Does a higher gauge electrical wire impact voltage level?

When the power transformer’s secondary winding voltage is lower feeding the rectifier, due to a quick AC mains VD event, and the electrolytic capacitors voltage is higher, the rectifier will not conduct and the caps do not get recharged for that "(millisecond pulse)" in time.

@jea48  Yes, but this happens all the time. The capacitor's job is to integrate the incoming peak voltages over time. When idling and fully charged, the window of time when the rectifier is conducting is already pretty narrow.  It only conducts on the peaks of the 60Hz waveform.  The capacitors charge, and then, until the next cycle, continue to discharge.  Hence the natural ripple seen there.  If the mains VAC is now a little lower, it may not charge at all, or for a shorter period of time.

So the output of the power supply is in constant flux, especially if you consider how it discharges during musical playback of signals much faster than 60 Hz.  Kind of amazing it works at all. :)

With respect to variations in volts, aren’t all the capacitors in a amplifier designed to mitigate variations in power supply. Ie. Because capacitors store up energy waiting for demands to deal with frequency variations?

The caps are supposed to smooth out bumps in the power supply to a point, but...!

Most amplifiers are "unregulated." Meaning long term (several seconds) changes in the AC line will make it to the amplifier voltage rails. So if your DC rails are +- 50V with 120VAC input, they will vary in proportion to input. They could be 45V at 108V for instance (picking values that are 10% for ease of math).

Also, noise can jump across the power supply caps due to the inherent lack of perfection in the caps. Series resistance and inductance can reduce how perfectly they cut noise out.

Line level devices, like your preamp, CD player, DAC, etc. however are almost always fully regulated.  Meaning so long as the incoming VAC stays above a certain point, the voltage rails the circuits depend on stay locked at their designed voltage, often 5, 12 or 15 Volts.  In these cases, even wider incoming VAC variations won't really change what the working voltage the circuits see. 

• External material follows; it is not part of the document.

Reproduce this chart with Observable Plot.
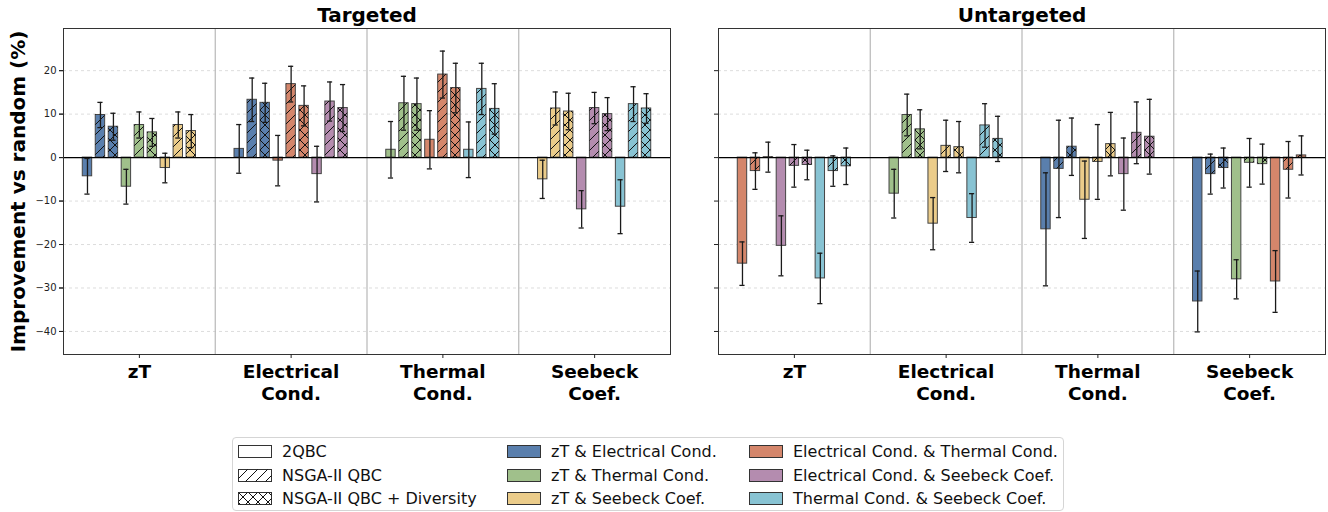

OP : Yes, wire gauge can (in theory) impact voltage at the load.   A perfect wire has no voltage difference, and would have the same voltage at the load as at the source, whether we are talking AC power or speakers.

In AC power transmission in a home, 1-2 V per leg loss is normal.  Meaning, 2-4 V drop at the appliance relative to the panel.  A higher gauge wire than required can reduce this. 

As I mentioned before, the voltage loss (i.e. drop) is proportional to the current.  It is also proportional to the wire length.  For the same wiring, a high current device on the end of a long line will suffer more drop vs. a low current or short run.

For speaker cables it is extremely rare to expect voltage drops more than a couple of tenths of volts with anything equal to or better than 14 gauge cables.

@jasonbourne52

Not sure how.

V(dropped) = I(current) * R.

Under load, thicker gauge wiring has lower R for the same length and current.

Hey Emerging, not if there's no current on the circuit. :)  What you are talking about is commonly called "voltage drop."  Meaning, how much voltage drops on one end of a conductor compared to the other end, at the source.

Voltage drop is proportional to current in this formula:

V = I (current) * R (resistance)

That's the formula, but I is in Amps. So, no current, no drop. If the voltage at an outlet with no other current on the circuit is going up and down then it's caused at the source.  If the voltage goes up and down based on devices you turn on, then it's caused by wiring between you and the transformer.  In this case, higher gauge wiring would have lower drop because R would be lower.